Pull out each line of the data that includes the word "matplotlib".

=== Data block ===
◆ ◆ ◆ ◆ ◆

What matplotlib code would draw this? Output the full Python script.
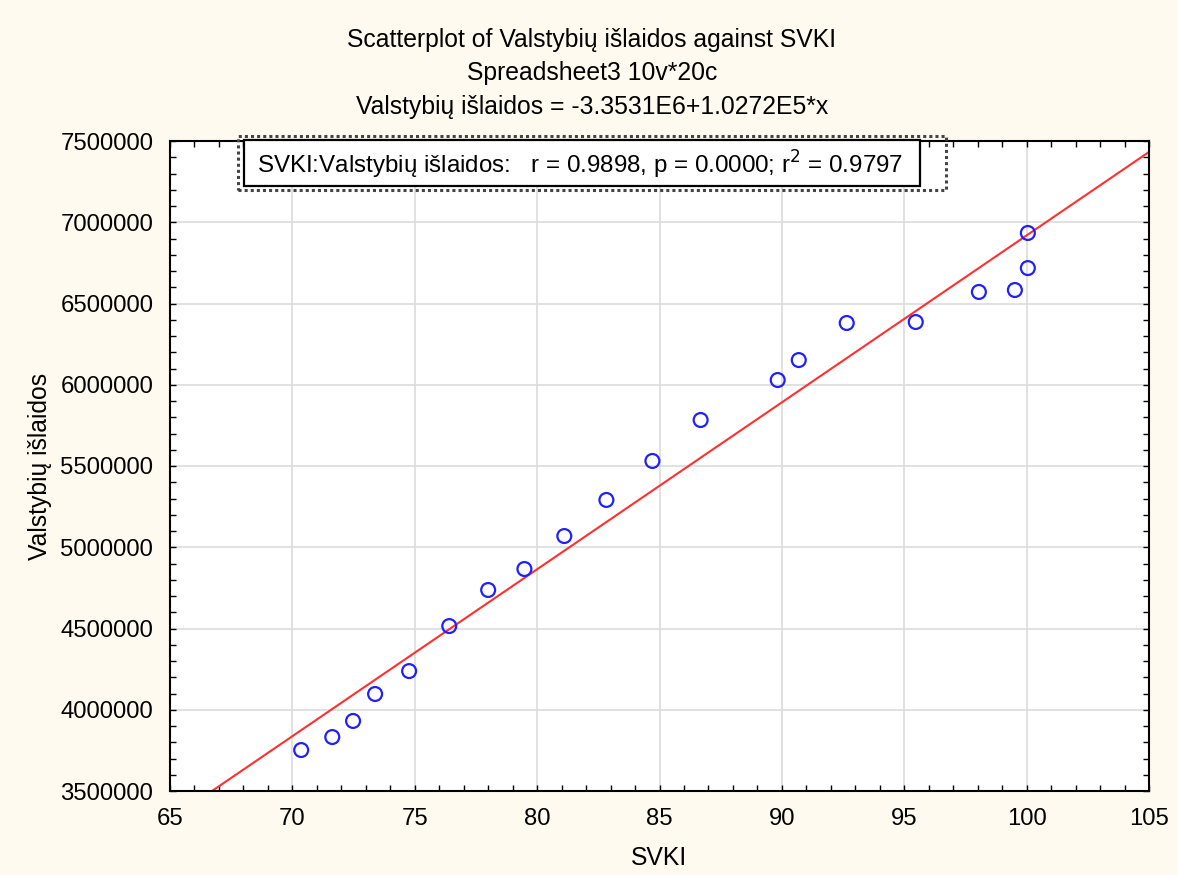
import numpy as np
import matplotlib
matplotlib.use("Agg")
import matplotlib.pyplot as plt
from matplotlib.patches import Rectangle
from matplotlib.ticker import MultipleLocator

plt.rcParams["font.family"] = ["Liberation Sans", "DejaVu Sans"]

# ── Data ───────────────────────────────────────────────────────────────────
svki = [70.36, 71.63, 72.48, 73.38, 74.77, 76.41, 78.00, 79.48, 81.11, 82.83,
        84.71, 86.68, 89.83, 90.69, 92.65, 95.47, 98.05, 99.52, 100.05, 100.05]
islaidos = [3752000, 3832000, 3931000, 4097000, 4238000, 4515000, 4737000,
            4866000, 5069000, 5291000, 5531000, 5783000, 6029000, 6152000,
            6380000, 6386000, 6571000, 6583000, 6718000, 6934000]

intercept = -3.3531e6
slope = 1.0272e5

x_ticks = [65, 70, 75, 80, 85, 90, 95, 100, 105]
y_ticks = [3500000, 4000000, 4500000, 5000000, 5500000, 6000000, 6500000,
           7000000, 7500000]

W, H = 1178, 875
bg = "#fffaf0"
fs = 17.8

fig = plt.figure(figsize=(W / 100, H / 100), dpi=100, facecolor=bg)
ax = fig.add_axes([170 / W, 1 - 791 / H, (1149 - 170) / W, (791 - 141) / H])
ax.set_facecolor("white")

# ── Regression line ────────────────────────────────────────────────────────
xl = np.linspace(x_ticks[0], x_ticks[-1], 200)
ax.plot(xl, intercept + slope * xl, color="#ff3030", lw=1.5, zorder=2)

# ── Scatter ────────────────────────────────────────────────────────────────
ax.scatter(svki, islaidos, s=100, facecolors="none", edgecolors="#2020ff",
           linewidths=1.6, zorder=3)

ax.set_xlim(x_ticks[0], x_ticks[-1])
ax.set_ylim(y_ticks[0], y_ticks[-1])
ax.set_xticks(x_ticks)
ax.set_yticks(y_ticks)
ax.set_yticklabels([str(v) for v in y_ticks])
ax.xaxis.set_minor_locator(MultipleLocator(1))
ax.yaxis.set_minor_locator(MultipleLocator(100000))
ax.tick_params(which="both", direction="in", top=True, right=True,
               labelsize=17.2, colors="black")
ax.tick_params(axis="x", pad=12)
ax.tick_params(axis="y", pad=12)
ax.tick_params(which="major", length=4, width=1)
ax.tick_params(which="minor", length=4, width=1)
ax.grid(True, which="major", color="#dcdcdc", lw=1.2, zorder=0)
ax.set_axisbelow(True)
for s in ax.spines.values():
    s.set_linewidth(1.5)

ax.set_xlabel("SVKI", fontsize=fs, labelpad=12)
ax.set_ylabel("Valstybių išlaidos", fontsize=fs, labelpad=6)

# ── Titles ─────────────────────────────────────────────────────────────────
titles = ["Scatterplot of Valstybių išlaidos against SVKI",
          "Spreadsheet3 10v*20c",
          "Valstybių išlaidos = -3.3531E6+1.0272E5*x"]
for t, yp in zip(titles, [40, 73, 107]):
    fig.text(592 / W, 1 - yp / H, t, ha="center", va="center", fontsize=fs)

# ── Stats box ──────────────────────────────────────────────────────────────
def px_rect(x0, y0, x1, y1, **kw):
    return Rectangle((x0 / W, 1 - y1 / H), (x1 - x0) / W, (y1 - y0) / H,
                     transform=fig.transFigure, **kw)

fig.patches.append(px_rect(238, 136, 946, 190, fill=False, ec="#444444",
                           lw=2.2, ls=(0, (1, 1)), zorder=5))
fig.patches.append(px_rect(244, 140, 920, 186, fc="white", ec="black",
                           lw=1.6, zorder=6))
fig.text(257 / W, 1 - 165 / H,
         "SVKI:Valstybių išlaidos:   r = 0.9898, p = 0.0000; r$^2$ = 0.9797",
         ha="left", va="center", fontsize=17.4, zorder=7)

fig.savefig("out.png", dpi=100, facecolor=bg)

◆ ◆ ◆ ◆ ◆

=== Exercise response ===
What matplotlib code would draw this? Output the full Python script.
import matplotlib
matplotlib.use("Agg")
import matplotlib.pyplot as plt
from matplotlib.patches import Rectangle
from matplotlib.ticker import MultipleLocator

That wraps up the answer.